Before the trial period starts, speak with the insurance agent.
Problem Five: The "Buyer" Keeps the Horse at a
Stable During the Trial Period But Falls Behind on Payments; the Stable Prevents the
Horse's Release to the Seller Stablemen's lien laws can severely complicate trial periods.
That is, the laws of most states give boarding stables a lien on horses. Many of these
laws also provide that, when the stable has not been paid, it may retain possession of the
horses and even sell them off (with legal restrictions that vary with each state). Because
of these laws, the seller risks losing the horse and never even receiving advance notice
of a stablemen's lien sale.
What can the seller do? Of the many options available, here are two:
*Identify and Approve the Boarding Stable in Advance.
If the seller agrees to part with the horse during the trial period, he or she would be
wise to know and approve in advance the boarding stable where the horse will be kept.
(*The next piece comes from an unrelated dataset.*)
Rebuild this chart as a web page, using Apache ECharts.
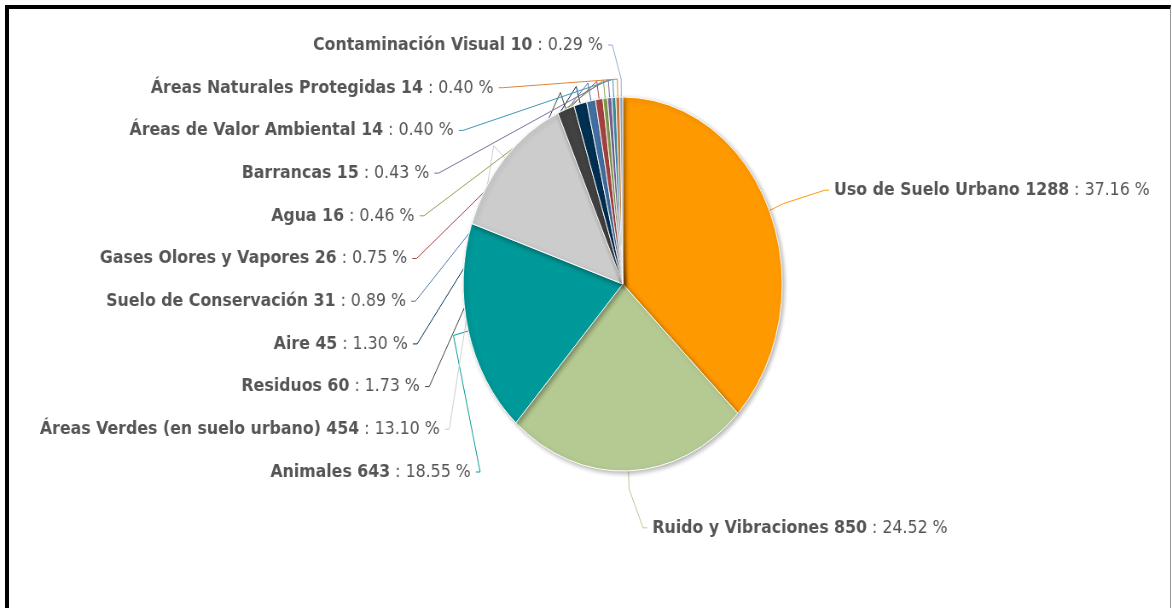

The
seller can make sure that the stable knows, at a minimum, the seller's name, address, and
ownership interest in the horse.
*Require That the Seller Fully Pre-Pay Board to Cover the Trial
Period.
The seller can demand that the buyer fully pre-pay all board that may become due during
the trial period. This reduces the risk that the boarding stable will pursue drastic
remedies to get paid. This article does not constitute legal advice. When questions arise
based on specific situations, direct them to a knowledgeable attorney.